DIRECTIONS FOR THIS TASK:
Please give the count of lines holding the string "matplotlib" and nothing besides.

++++ DATA SECTION ++++

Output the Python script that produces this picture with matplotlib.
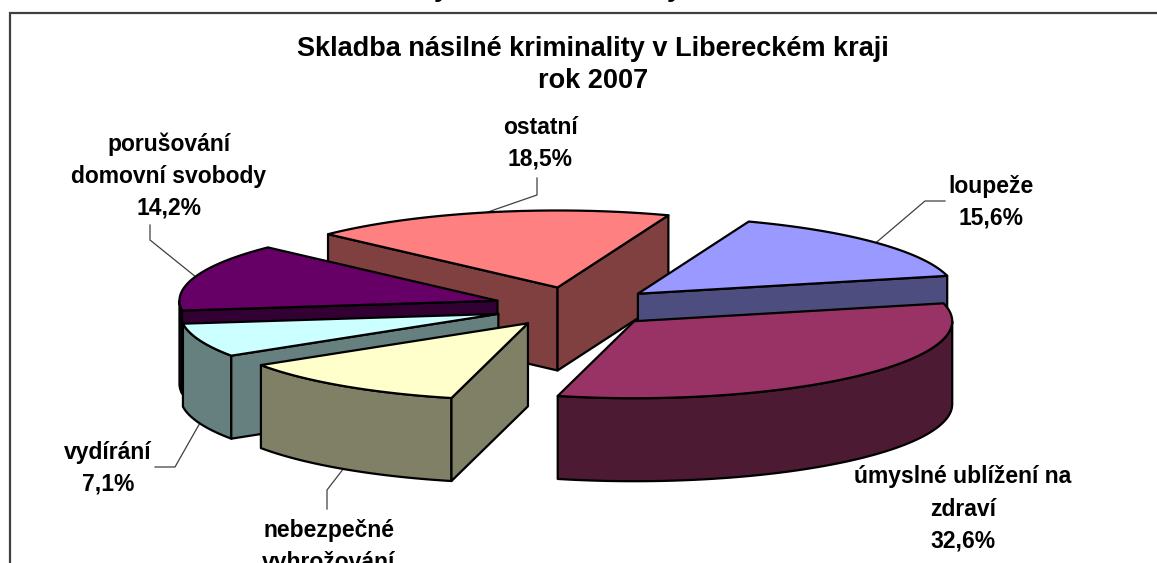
import numpy as np
import matplotlib

matplotlib.use("Agg")
import matplotlib.pyplot as plt
from matplotlib.patches import Polygon

plt.rcParams["font.family"] = ["Liberation Sans", "DejaVu Sans"]

categories = [
    "loupeže",
    "úmyslné ublížení na\nzdraví",
    "nebezpečné\nvyhrožování",
    "vydírání",
    "porušování\ndomovní svobody",
    "ostatní",
]
values = [15.6, 32.6, 12.0, 7.1, 14.2, 18.5]
top_colors = ["#9999FF", "#993366", "#FFFFCC", "#CCFFFF", "#660066", "#FF8080"]
side_colors = ["#4D4D80", "#4D1A33", "#808066", "#668080", "#330033", "#804040"]
# back to front, index into the lists above
draw_order = [5, 0, 4, 3, 2, 1]
label_pos = [(991, 202), (963, 509), (329, 562), (108, 468), (169, 176), (540, 143)]
# leader bends, the first point comes from the slice itself
leaders = {
    0: [(925, 201), (945, 201)],
    2: [(327, 490), (327, 509)],
    3: [(175, 467), (155, 467)],
    4: [(150, 240), (150, 225)],
    5: [(537, 195), (537, 178)],
}

cx, cy = 576, 307
rx, ry = 318, 77
depth = 83
explode = 0.26
first_angle = 20.4

fig = plt.figure(figsize=(11.57, 5.63), dpi=100)
ax = fig.add_axes([0, 0, 1, 1])
ax.set_xlim(0, 1157)
ax.set_ylim(563, 0)
ax.axis("off")


def pt(theta, r=1.0):
    # theta in degrees, clockwise from the top of the ellipse
    t = np.radians(theta)
    return np.array([rx * r * np.sin(t), -ry * r * np.cos(t)])


def arc(a, b, ox, oy):
    th = np.linspace(a, b, 80)
    t = np.radians(th)
    return np.column_stack([ox + rx * np.sin(t), oy - ry * np.cos(t)])


def face(points, color, z):
    ax.add_patch(Polygon(points, closed=True, facecolor=color, edgecolor="black",
                         linewidth=1.6, joinstyle="round", zorder=z))


def extrude(top):
    return np.vstack([top, top[::-1] + [0, depth]])


starts = first_angle + np.concatenate([[0], np.cumsum(values)[:-1]]) * 3.6
ends = starts + np.array(values) * 3.6
mids = (starts + ends) / 2
origins = [np.array([cx, cy]) + explode * pt(m) for m in mids]

z = 2
for i in draw_order:
    a, b = starts[i], ends[i]
    ox, oy = origins[i]
    # outer wall, only the part facing us
    for lo, hi in [(90, 270), (450, 630)]:
        s, e = max(a, lo), min(b, hi)
        if e > s:
            face(extrude(arc(s, e, ox, oy)), side_colors[i], z)
    # cut faces, only if they turn towards the viewer
    for angle, normal in [(a, a - 90), (b, b + 90)]:
        if -np.cos(np.radians(normal)) > 0:
            edge = np.array([[ox, oy], [ox, oy] + pt(angle)])
            face(extrude(edge), side_colors[i], z)
    face(np.vstack([[ox, oy], arc(a, b, ox, oy)]), top_colors[i], z)
    z += 1

for i, bends in leaders.items():
    start = origins[i] + pt(mids[i])
    if -np.cos(np.radians(mids[i])) > 0:
        start = start + [0, depth]
    pts = np.vstack([start, bends])
    ax.plot(pts[:, 0], pts[:, 1], color="#404040", lw=0.9, zorder=1)

for name, v, (x, y) in zip(categories, values, label_pos):
    text = name + "\n" + f"{v:.1f}".replace(".", ",") + "%"
    ax.text(x, y, text, ha="center", va="center", fontsize=16.5, fontweight="bold",
            linespacing=1.5, color="black", zorder=20)

ax.text(593, 65, "Skladba násilné kriminality v Libereckém kraji\nrok 2007",
        ha="center", va="center", fontsize=19.5, fontweight="bold", linespacing=1.33)

# tails of the cropped heading above the frame
for x in [441, 674]:
    ax.text(x, -3, "y", ha="center", va="baseline", fontsize=19, fontweight="bold")

# chart frame, cut off by the image on the right and at the bottom
ax.plot([10, 10, 1157], [563, 13, 13], color="#404040", lw=1.6, zorder=1,
        solid_joinstyle="miter")

fig.savefig("out.png", dpi=100)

++++

EXERCISE RESPONSE:
5